Instructions to follow. Quote all lines below exactly. Images stay out.

====== Supplied information

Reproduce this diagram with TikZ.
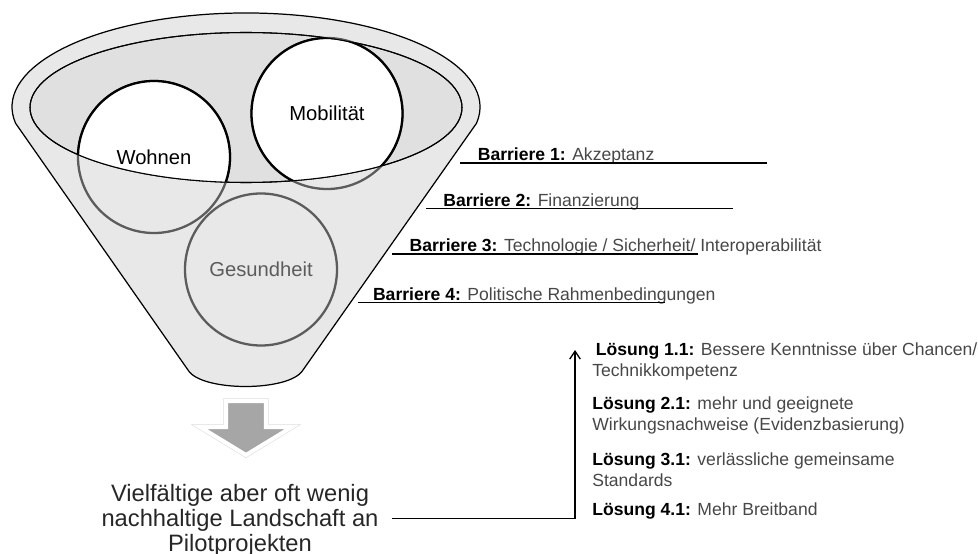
\documentclass[tikz,border=0pt]{standalone}
\usepackage{fontspec}
\setmainfont{Liberation Sans}
\usetikzlibrary{arrows.meta}
\definecolor{trichtergrau}{gray}{0.91}
\definecolor{randgrau}{gray}{0.88}
\definecolor{kreisgrau}{gray}{0.36}
\definecolor{schriftgrau}{gray}{0.28}
\definecolor{pfeilgrau}{gray}{0.65}

\begin{document}
\begin{tikzpicture}[x=0.02cm, y=-0.02cm,
		bereich/.style={font=\fontsize{11.5}{14}\selectfont},
		kreis/.style={line width=1.3pt},
		barriere/.style={anchor=base west, inner sep=0pt, text=schriftgrau, font=\fontsize{10}{12}\selectfont},
		loesung/.style={anchor=base west, inner sep=0pt, align=left, text=schriftgrau, font=\fontsize{10}{11.8}\selectfont},
		unterstrich/.style={line width=0.75pt}]
	\useasboundingbox (0,0) rectangle (978,554);

	\coordinate (wohnen) at (154,157);
	\coordinate (mobilitaet) at (327,113.5);
	\coordinate (gesundheit) at (261,269.5);
	\coordinate (oeffnung) at (246,107.5);

	\draw[fill=trichtergrau, line width=0.7pt] (188,370) -- (15.6,123.3) arc[start angle=170, end angle=370, x radius=234, y radius=94] -- (303,370) .. controls (290,392) and (201,392) .. (188,370) -- cycle;
	\draw[fill=randgrau, line width=0.6pt] (oeffnung) ellipse[x radius=216, y radius=75];

	\draw[kreis, kreisgrau] (wohnen) circle[radius=76];
	\draw[kreis, kreisgrau] (mobilitaet) circle[radius=75.5];
	\draw[kreis, kreisgrau] (gesundheit) circle[radius=76];

	\begin{scope}
		\clip (oeffnung) ellipse[x radius=216, y radius=75];
		\draw[kreis, fill=white] (wohnen) circle[radius=76];
		\draw[kreis, fill=white] (mobilitaet) circle[radius=75.5];
	\end{scope}
	\draw[line width=0.6pt] (oeffnung) ellipse[x radius=216, y radius=75];

	\node[bereich] (wohnentext) at (wohnen) {Wohnen};
	\node[bereich] (mobilitaettext) at (mobilitaet) {Mobilität};
	\node[bereich, text=kreisgrau] (gesundheittext) at (gesundheit) {Gesundheit};

	\path[preaction={draw=black!15, line width=2.9pt}, draw=white, line width=2.3pt, fill=pfeilgrau] (226,401) -- (266,401) -- (266,427) -- (292,427) -- (246,455) -- (200,427) -- (226,427) -- cycle;

	\node[barriere] (barriere1) at (477.5,160.7) {\textcolor{black}{\textbf{Barriere 1:}} Akzeptanz};
	\node[barriere] (barriere2) at (443,206.7) {\textcolor{black}{\textbf{Barriere 2:}} Finanzierung};
	\node[barriere] (barriere3) at (409.3,251.7) {\textcolor{black}{\textbf{Barriere 3:}} Technologie / Sicherheit/ Interoperabilität};
	\node[barriere] (barriere4) at (372.7,300.7) {\textcolor{black}{\textbf{Barriere 4:}} Politische Rahmenbedingungen};
	\coordinate (strich1) at (460,163);
	\coordinate (strich2) at (426,208.5);
	\coordinate (strich3) at (392,254);
	\coordinate (strich4) at (358,302.3);
	\draw[unterstrich] (strich1) -- ++(307,0);
	\draw[unterstrich] (strich2) -- ++(307,0);
	\draw[unterstrich] (strich3) -- ++(306,0);
	\draw[unterstrich] (strich4) -- ++(307,0);

	\node[loesung] (loesung1) at (592,376.7) {\hspace*{2pt}\textcolor{black}{\textbf{Lösung 1.1:}} Bessere Kenntnisse über Chancen/\\Technikkompetenz};
	\node[loesung] (loesung2) at (592,430) {\textcolor{black}{\textbf{Lösung 2.1:}} mehr und geeignete\\Wirkungsnachweise (Evidenzbasierung)};
	\node[loesung] (loesung3) at (592,486.7) {\textcolor{black}{\textbf{Lösung 3.1:}} verlässliche gemeinsame\\Standards};
	\node[loesung] (loesung4) at (592,515) {\textcolor{black}{\textbf{Lösung 4.1:}} Mehr Breitband};

	\node[align=center, text=black!85, font=\fontsize{13.5}{14.2}\selectfont] (landschaft) at (240,520) {Vielfältige aber oft wenig\\nachhaltige Landschaft an\\Pilotprojekten};
	\coordinate (knick) at (575,518.5);
	\coordinate (pfeilspitze) at (575,350);
	\draw[unterstrich, -{Straight Barb[length=4.5pt, width=6pt]}] ([xshift=4pt]landschaft.east |- knick) -- (knick) -- (pfeilspitze);
\end{tikzpicture}
\end{document}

============

Written reply.
Reproduce this diagram with TikZ.
\documentclass[tikz,border=0pt]{standalone}
\usepackage{fontspec}
\setmainfont{Liberation Sans}
\usetikzlibrary{arrows.meta}
\definecolor{trichtergrau}{gray}{0.91}
\definecolor{randgrau}{gray}{0.88}
\definecolor{kreisgrau}{gray}{0.36}
\definecolor{schriftgrau}{gray}{0.28}
\definecolor{pfeilgrau}{gray}{0.65}

\begin{document}
\begin{tikzpicture}[x=0.02cm, y=-0.02cm,
		bereich/.style={font=\fontsize{11.5}{14}\selectfont},
		kreis/.style={line width=1.3pt},
		barriere/.style={anchor=base west, inner sep=0pt, text=schriftgrau, font=\fontsize{10}{12}\selectfont},
		loesung/.style={anchor=base west, inner sep=0pt, align=left, text=schriftgrau, font=\fontsize{10}{11.8}\selectfont},
		unterstrich/.style={line width=0.75pt}]
	\useasboundingbox (0,0) rectangle (978,554);

	\coordinate (wohnen) at (154,157);
	\coordinate (mobilitaet) at (327,113.5);
	\coordinate (gesundheit) at (261,269.5);
	\coordinate (oeffnung) at (246,107.5);

	\draw[fill=trichtergrau, line width=0.7pt] (188,370) -- (15.6,123.3) arc[start angle=170, end angle=370, x radius=234, y radius=94] -- (303,370) .. controls (290,392) and (201,392) .. (188,370) -- cycle;
	\draw[fill=randgrau, line width=0.6pt] (oeffnung) ellipse[x radius=216, y radius=75];

	\draw[kreis, kreisgrau] (wohnen) circle[radius=76];
	\draw[kreis, kreisgrau] (mobilitaet) circle[radius=75.5];
	\draw[kreis, kreisgrau] (gesundheit) circle[radius=76];

	\begin{scope}
		\clip (oeffnung) ellipse[x radius=216, y radius=75];
		\draw[kreis, fill=white] (wohnen) circle[radius=76];
		\draw[kreis, fill=white] (mobilitaet) circle[radius=75.5];
	\end{scope}
	\draw[line width=0.6pt] (oeffnung) ellipse[x radius=216, y radius=75];

	\node[bereich] (wohnentext) at (wohnen) {Wohnen};
	\node[bereich] (mobilitaettext) at (mobilitaet) {Mobilität};
	\node[bereich, text=kreisgrau] (gesundheittext) at (gesundheit) {Gesundheit};

	\path[preaction={draw=black!15, line width=2.9pt}, draw=white, line width=2.3pt, fill=pfeilgrau] (226,401) -- (266,401) -- (266,427) -- (292,427) -- (246,455) -- (200,427) -- (226,427) -- cycle;

	\node[barriere] (barriere1) at (477.5,160.7) {\textcolor{black}{\textbf{Barriere 1:}} Akzeptanz};
	\node[barriere] (barriere2) at (443,206.7) {\textcolor{black}{\textbf{Barriere 2:}} Finanzierung};
	\node[barriere] (barriere3) at (409.3,251.7) {\textcolor{black}{\textbf{Barriere 3:}} Technologie / Sicherheit/ Interoperabilität};
	\node[barriere] (barriere4) at (372.7,300.7) {\textcolor{black}{\textbf{Barriere 4:}} Politische Rahmenbedingungen};
	\coordinate (strich1) at (460,163);
	\coordinate (strich2) at (426,208.5);
	\coordinate (strich3) at (392,254);
	\coordinate (strich4) at (358,302.3);
	\draw[unterstrich] (strich1) -- ++(307,0);
	\draw[unterstrich] (strich2) -- ++(307,0);
	\draw[unterstrich] (strich3) -- ++(306,0);
	\draw[unterstrich] (strich4) -- ++(307,0);

	\node[loesung] (loesung1) at (592,376.7) {\hspace*{2pt}\textcolor{black}{\textbf{Lösung 1.1:}} Bessere Kenntnisse über Chancen/\\Technikkompetenz};
	\node[loesung] (loesung2) at (592,430) {\textcolor{black}{\textbf{Lösung 2.1:}} mehr und geeignete\\Wirkungsnachweise (Evidenzbasierung)};
	\node[loesung] (loesung3) at (592,486.7) {\textcolor{black}{\textbf{Lösung 3.1:}} verlässliche gemeinsame\\Standards};
	\node[loesung] (loesung4) at (592,515) {\textcolor{black}{\textbf{Lösung 4.1:}} Mehr Breitband};

	\node[align=center, text=black!85, font=\fontsize{13.5}{14.2}\selectfont] (landschaft) at (240,520) {Vielfältige aber oft wenig\\nachhaltige Landschaft an\\Pilotprojekten};
	\coordinate (knick) at (575,518.5);
	\coordinate (pfeilspitze) at (575,350);
	\draw[unterstrich, -{Straight Barb[length=4.5pt, width=6pt]}] ([xshift=4pt]landschaft.east |- knick) -- (knick) -- (pfeilspitze);
\end{tikzpicture}
\end{document}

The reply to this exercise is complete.